Al-Tanf a une importance tactique, mais l’armée américaine l’élève au rang d’atout stratégique. Ce qui n’est manifestement pas le cas. On ne comprend pas quelles raisons les États-Unis ont de défendre cet endroit en plein désert. Il n’y en a aucune, mais le défendre pour le « principe » pourrait évidemment provoquer une guerre beaucoup plus importante.
« La garnison de Tanf est encerclée par des forces hostiles. Les forces des États-Unis dans la région devraient traverser les positions de régime pour se rendre à al Bukamal, ce qui risque de provoquer une escalade.
Qu’en va-t-il se passer maintenant? Les États-Unis sont-ils prêts à protéger ces forces à perpétuité? Est-ce que les États-Unis vont fournir une couverture aérienne à des forces qui se battent directement avec des alliés du régime en dehors de la zone de 55 kilomètres? Les trois dernières frappes ont-elles provoqué une contre-escalade qui a nui aux intérêts des États-Unis? Malheureusement, la réponse à la dernière question est oui. […]
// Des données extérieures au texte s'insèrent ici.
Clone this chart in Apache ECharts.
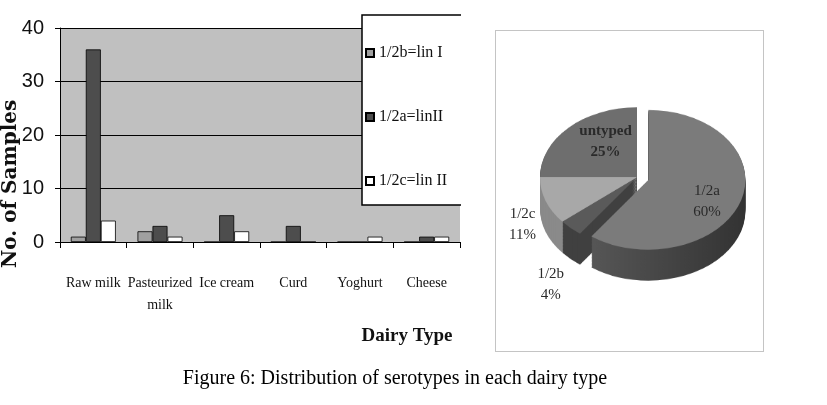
<!DOCTYPE html>
<html>
<head>
<meta charset="utf-8">
<title>Distribution of serotypes in each dairy type</title>
<script src="https://cdn.jsdelivr.net/npm/echarts@6/dist/echarts.min.js"></script>
<style>
  html, body { margin: 0; padding: 0; background: #fff; }
  #main { position: absolute; left: 0; top: 0; width: 827px; height: 405px; z-index: 2; }
  #pieBox { position: absolute; left: 495px; top: 30px; width: 267px; height: 320px;
            border: 1px solid #c4c4c4; overflow: hidden; z-index: 1; }
  #pie3d { width: 267px; height: 445px; transform: scaleY(0.72); transform-origin: 0 0; }
</style>
</head>
<body>
<div id="pieBox"><div id="pie3d"></div></div>
<div id="main"></div>
<script>
// bar chart data
const categories = ['Raw milk', 'Pasteurized\nmilk', 'Ice cream', 'Curd', 'Yoghurt', 'Cheese'];
const seriesNames = ['1/2b=lin I', '1/2a=linII', '1/2c=lin II'];
const lin1b = [1, 2, 0, 0, 0, 0];
const lin1a = [36, 3, 5, 3, 0, 1];
const lin1c = [4, 1, 2, 0, 1, 1];
const yMin = 0, yMax = 40, yStep = 10;

// pie chart data (percent)
const pieNames = ['1/2a', '1/2b', '1/2c', 'untyped'];
const pieShares = [60, 4, 11, 25];

// pie look
const topColors = ['#7b7b7b', '#5a5a5a', '#a8a8a8', '#6e6e6e'];
const sideColors = [
  { type: 'linear', x: 0, y: 0, x2: 1, y2: 0,
    colorStops: [{ offset: 0, color: '#565656' }, { offset: 1, color: '#333333' }] },
  '#404040', '#8a8a8a', '#505050'
];
const pieLabelOffset = [[21, 9], [-51, 70], [-66, 30], [5, 1]];

const serif = "'Liberation Serif', 'Times New Roman', serif";
const narrow = "'Liberation Sans Narrow', 'Liberation Sans', sans-serif";

// ---- 3D-looking pie (squashed by the css transform) ----
const DEPTH = 43, STEP = 2;
const PCX = 141, PCY = 203, PR = 97, EXPLODE = 12;

const makePie = (dy, colors) => ({
  type: 'pie',
  silent: true,
  animation: false,
  center: [PCX, PCY + dy],
  radius: PR,
  startAngle: 90,
  clockwise: true,
  selectedMode: 'single',
  selectedOffset: EXPLODE,
  label: { show: false },
  labelLine: { show: false },
  itemStyle: { borderWidth: 0 },
  data: pieNames.map((n, i) => ({
    name: n, value: pieShares[i], selected: i === 0,
    itemStyle: { color: colors[i] }
  }))
});

const pieSeries = [];
for (let d = DEPTH; d > 0; d -= STEP) pieSeries.push(makePie(d, sideColors));
pieSeries.push(makePie(0, topColors));

const pieChart = echarts.init(document.getElementById('pie3d'));
pieChart.setOption({ animation: false, series: pieSeries });

// ---- bar chart + pie labels ----
const barStyle = (color) => ({ color: color, borderColor: '#000', borderWidth: 0.8 });

const chart = echarts.init(document.getElementById('main'));
chart.setOption({
  animation: false,
  grid: {
    left: 60, right: 367, top: 28, bottom: 163,
    show: true, backgroundColor: '#c0c0c0', borderWidth: 0
  },
  legend: {
    data: seriesNames,
    orient: 'vertical',
    left: 362, top: 15,
    icon: 'rect',
    itemWidth: 8, itemHeight: 8,
    itemGap: 48,
    padding: [30, 16, 16, 3],
    backgroundColor: '#fff',
    borderColor: '#000',
    borderWidth: 1.5,
    textStyle: { fontFamily: serif, fontSize: 16, color: '#111' }
  },
  xAxis: {
    type: 'category',
    data: categories,
    axisLine: { lineStyle: { color: '#000', width: 1 } },
    axisTick: { show: true, length: 6, lineStyle: { color: '#000' } },
    axisLabel: {
      interval: 0, margin: 30, lineHeight: 22,
      fontFamily: serif, fontSize: 14, color: '#111'
    }
  },
  yAxis: {
    type: 'value',
    min: yMin, max: yMax, interval: yStep,
    axisLine: { show: true, lineStyle: { color: '#000', width: 1 } },
    axisTick: { show: true, length: 5, lineStyle: { color: '#000' } },
    splitLine: { lineStyle: { color: '#000', width: 1 } },
    axisLabel: { margin: 16, fontFamily: narrow, fontSize: 20, color: '#111' }
  },
  graphic: [
    { type: 'rect', left: 461, top: 5, z: 100, silent: true,
      shape: { width: 25, height: 250 }, style: { fill: '#fff' } },
    { type: 'text', x: 11, y: 268, rotation: Math.PI / 2, silent: true,
      style: { text: 'No. of Samples', font: "bold 20px 'DejaVu Serif', serif",
               fill: '#111', align: 'left', verticalAlign: 'middle' } },
    { type: 'text', x: 407, y: 336, silent: true,
      style: { text: 'Dairy Type', font: "bold 19px " + serif,
               fill: '#111', align: 'center', verticalAlign: 'middle' } },
    { type: 'text', x: 395, y: 379, silent: true,
      style: { text: 'Figure 6: Distribution of serotypes in each dairy type',
               font: "20px " + serif, fill: '#000', align: 'center', verticalAlign: 'middle' } }
  ],
  series: [
    { name: seriesNames[0], type: 'bar', data: lin1b, barWidth: 15, barGap: '0%',
      itemStyle: barStyle('#a0a0a0') },
    { name: seriesNames[1], type: 'bar', data: lin1a, barWidth: 15, barGap: '0%',
      itemStyle: barStyle('#4d4d4d') },
    { name: seriesNames[2], type: 'bar', data: lin1c, barWidth: 15, barGap: '0%',
      itemStyle: barStyle('#ffffff') },
    {
      // invisible copy of the pie, only carries the slice labels
      type: 'pie',
      silent: true,
      center: [637, 177],
      radius: PR,
      startAngle: 90,
      clockwise: true,
      selectedMode: false,
      itemStyle: { color: 'rgba(0,0,0,0)', borderWidth: 0 },
      labelLine: { show: false },
      label: {
        show: true, position: 'inside',
        formatter: '{b}\n{d}%',
        fontFamily: serif, fontSize: 15, lineHeight: 21, color: '#2a2a2a'
      },
      data: pieNames.map((n, i) => ({
        name: n, value: pieShares[i],
        label: { offset: pieLabelOffset[i], fontWeight: n === 'untyped' ? 'bold' : 'normal' }
      }))
    }
  ]
});
</script>
</body>
</html>
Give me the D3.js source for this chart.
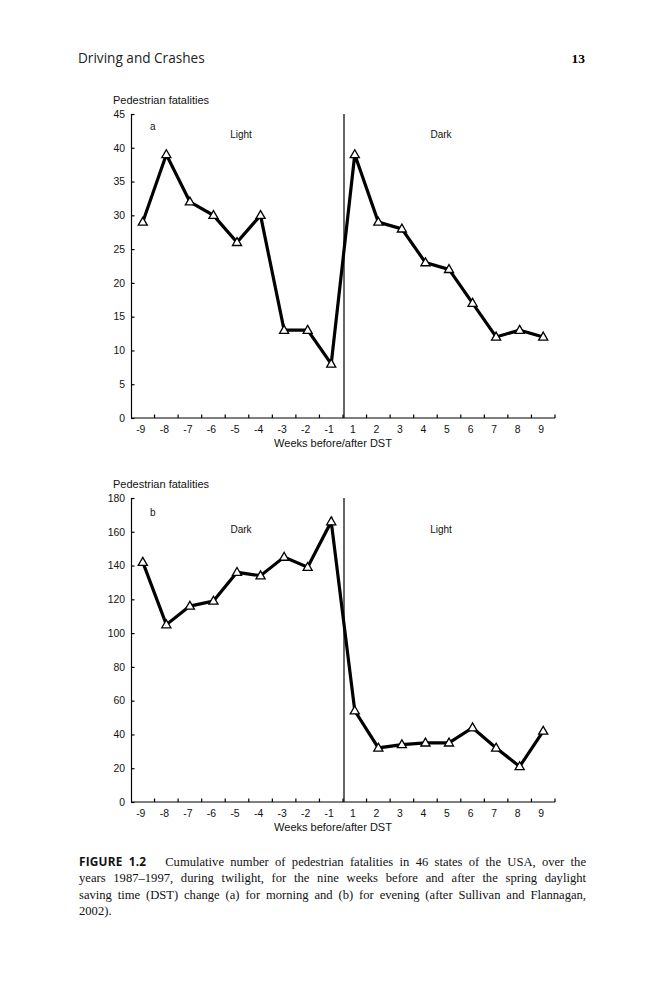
<!DOCTYPE html>
<html lang="en">
<head>
    <meta charset="UTF-8">
    <title>Figure 1.2</title>
    <script src="https://d3js.org/d3.v7.min.js"></script>
    <style>
        body { margin: 0; background: #fff; }
        svg { display: block; position: absolute; left: 0; top: 0; }
        .axis path, .axis line { stroke: #000; stroke-width: 1.2; }
        .axis text { font-family: "Liberation Sans", Arial, sans-serif; font-size: 10.4px; fill: #111; }
        .lbl { font-family: "Liberation Sans", Arial, sans-serif; font-size: 10px; fill: #111; }
        .caption {
            position: absolute; left: 79px; top: 853px; width: 507px;
            font-family: "Liberation Serif", "Times New Roman", serif;
            font-size: 12.6px; line-height: 16.3px; color: #111;
        }
        .caption div { text-align: justify; text-align-last: justify; white-space: nowrap; }
        .caption div.last { text-align-last: left; }
        .caption b { font-family: "Open Sans", sans-serif; font-size: 11.8px; letter-spacing: 0.2px; }
    </style>
</head>
<body>
<script>
    const width = 666;
    const height = 1000;

    // weeks before (-) / after (+) the DST change
    const weeks = [-9, -8, -7, -6, -5, -4, -3, -2, -1, 1, 2, 3, 4, 5, 6, 7, 8, 9];

    // (a) morning twilight
    const fatalitiesA = [29, 39, 32, 30, 26, 30, 13, 13, 8, 39, 29, 28, 23, 22, 17, 12, 13, 12];
    const yTicksA = [0, 5, 10, 15, 20, 25, 30, 35, 40, 45];

    // (b) evening twilight
    const fatalitiesB = [142, 105, 116, 119, 136, 134, 145, 139, 166, 54, 32, 34, 35, 35, 44, 32, 21, 42];
    const yTicksB = [0, 20, 40, 60, 80, 100, 120, 140, 160, 180];

    const captionLines = [
        "Cumulative number of pedestrian fatalities in 46 states of the USA, over the",
        "years 1987\u20131997, during twilight, for the nine weeks before and after the spring daylight",
        "saving time (DST) change (a) for morning and (b) for evening (after Sullivan and Flannagan,",
        "2002)."
    ];

    const svg = d3.select("body").append("svg")
            .attr("width", width).attr("height", height);

    svg.append("rect").attr("width", width).attr("height", height).attr("fill", "#fff");

    // running page header
    svg.append("text")
        .attr("x", 78).attr("y", 63)
        .style("font-family", "'Open Sans', sans-serif")
        .style("font-size", "13.6px")
        .style("fill", "#222")
        .text("Driving and Crashes");
    svg.append("text")
        .attr("x", 585).attr("y", 63)
        .attr("text-anchor", "end")
        .style("font-family", "'Liberation Serif', serif")
        .style("font-weight", "bold")
        .style("font-size", "13.5px")
        .text("13");

    function panel(opts) {
        const g = svg.append("g");

        const x = d3.scaleBand().domain(weeks).range([131, 555]).padding(0);
        const y = d3.scaleLinear().domain([0, opts.yMax]).range([opts.bottom, opts.bottom - 304]);

        // y axis, ticks pointing inward
        g.append("g")
            .attr("class", "axis")
            .attr("transform", `translate(${x.range()[0]},0)`)
            .call(d3.axisLeft(y).tickValues(opts.yTicks).tickSizeInner(-3.5).tickSizeOuter(0).tickPadding(6))
            .call(a => a.select(".domain").attr("d", `M0.5,${y(opts.yMax)}V${y(0)}`));

        // x axis labels
        g.append("g")
            .attr("class", "axis")
            .attr("transform", `translate(-2,${opts.bottom})`)
            .call(d3.axisBottom(x).tickSize(0).tickPadding(8))
            .call(a => a.select(".domain").remove());

        // x axis line and category boundary ticks
        g.append("line")
            .attr("x1", x.range()[0]).attr("x2", x.range()[1])
            .attr("y1", opts.bottom).attr("y2", opts.bottom)
            .attr("stroke", "#000").attr("stroke-width", 1.2);
        g.selectAll("line.xtick")
            .data(weeks)
            .enter()
            .append("line")
            .attr("class", "xtick")
            .attr("x1", d => x(d) + x.bandwidth()).attr("x2", d => x(d) + x.bandwidth())
            .attr("y1", opts.bottom).attr("y2", opts.bottom - 3.5)
            .attr("stroke", "#000").attr("stroke-width", 1.2);

        // DST change marker
        g.append("line")
            .attr("x1", x(1) + 1).attr("x2", x(1) + 1)
            .attr("y1", y(opts.yMax)).attr("y2", opts.bottom)
            .attr("stroke", "#000").attr("stroke-width", 1.2);

        const cx = d => x(d) + x.bandwidth() / 2;
        const pts = weeks.map((w, i) => [cx(w), y(opts.values[i])]);

        g.append("path")
            .datum(pts)
            .attr("fill", "none")
            .attr("stroke", "#000")
            .attr("stroke-width", 3.2)
            .attr("stroke-linejoin", "miter")
            .attr("d", d3.line());

        g.selectAll("path.mark")
            .data(pts)
            .enter()
            .append("path")
            .attr("class", "mark")
            .attr("transform", d => `translate(${d[0]},${d[1] + 0.5})`)
            .attr("d", d3.symbol(d3.symbolTriangle, 36))
            .attr("fill", "#fff")
            .attr("stroke", "#000")
            .attr("stroke-width", 1.3);

        // texts
        g.append("text").attr("class", "lbl")
            .attr("x", 113).attr("y", y(opts.yMax) - 10)
            .style("font-size", "11px")
            .text("Pedestrian fatalities");
        g.append("text").attr("class", "lbl")
            .attr("x", 150).attr("y", opts.letterY)
            .text(opts.letter);
        g.append("text").attr("class", "lbl")
            .attr("x", 241).attr("y", opts.zoneY).attr("text-anchor", "middle")
            .text(opts.before);
        g.append("text").attr("class", "lbl")
            .attr("x", 441).attr("y", opts.zoneY).attr("text-anchor", "middle")
            .text(opts.after);
        g.append("text").attr("class", "lbl")
            .attr("x", 333).attr("y", opts.bottom + 29).attr("text-anchor", "middle")
            .style("font-size", "11px")
            .text("Weeks before/after DST");
    }

    panel({ values: fatalitiesA, yTicks: yTicksA, yMax: 45, bottom: 418,
            letter: "a", letterY: 130, zoneY: 138, before: "Light", after: "Dark" });
    panel({ values: fatalitiesB, yTicks: yTicksB, yMax: 180, bottom: 802,
            letter: "b", letterY: 516, zoneY: 533, before: "Dark", after: "Light" });

    // caption
    const cap = d3.select("body").append("div").attr("class", "caption");
    captionLines.forEach((t, i) => {
        const line = cap.append("div").classed("last", i === captionLines.length - 1);
        if (i === 0) {
            line.append("b").text("FIGURE 1.2");
            line.append("span").html("&nbsp;&nbsp;&nbsp;" + t);
        } else {
            line.text(t);
        }
    });
</script>

</body>
</html>
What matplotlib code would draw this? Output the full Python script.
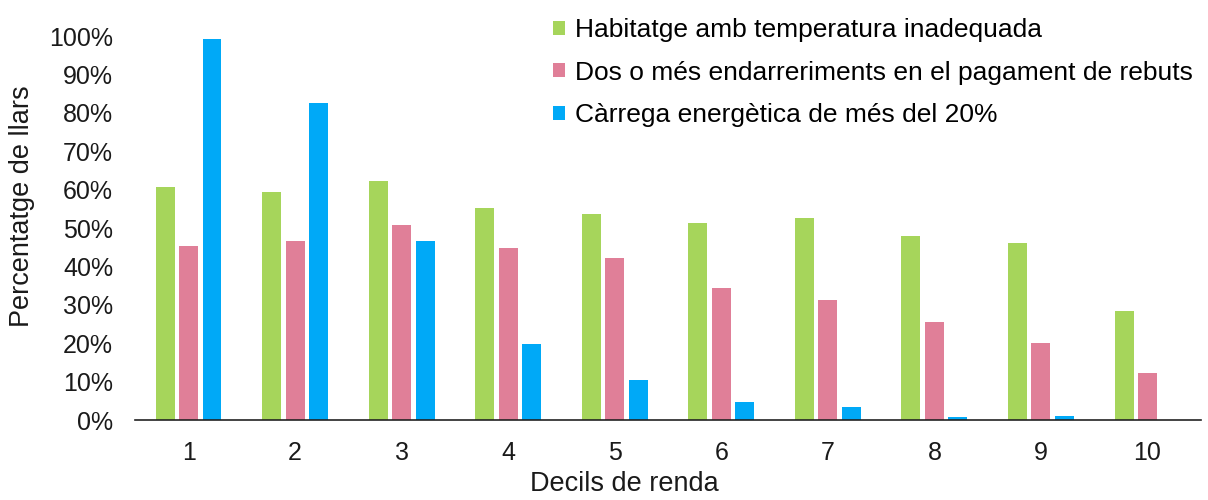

La stratégie devrait commander la tactique quand on a affaire à des forces soutenues par l’Iran en Syrie, et non l’inverse. […]
Les États-Unis ont la capacité de défendre une garnison dans le désert syrien. Cependant, il n’y a aucune raison stratégique de le faire, ce qui rend impossible une évaluation des avantages et des inconvénients.
Le département de la Défense et le commandement américain sur le terrain n’ont à l’évidence pas encore compris cela. Le commandant local des États-Unis a fait venir de Jordanie à al-Tanf un système d’artillerie à longue portée étasunien HIMARS. HIMARS a une portée de 300 kilomètres. Cela ne fait aucune différence d’un point de vue tactique s’il tire de Jordanie ou d’al-Tanf en Syrie à quelque 12 kilomètres à l’est de la frontière. C’est une démarche symbolique du type “ planter le drapeau ” à al-Tanf, mais elle expose le système d’artillerie à une attaque légitime des forces syriennes, russes et iraniennes. »
Comme le secrétaire d’État Tillerson l’a dit à juste titre: « les États-Unis n’ont aucune autorité légale pour attaquer les Syriens ni les Iraniens ni les forces russes. Pas la moindre. Ils ont envahi la Syrie sans motif légitime. La Syrie, en revanche, a le pouvoir légal de jeter dehors les troupes américaines. »
Faire venir les HIMARS à al-Tanf, a été tout à fait idiot. Il est grand temps que Washington arrête ses bêtises.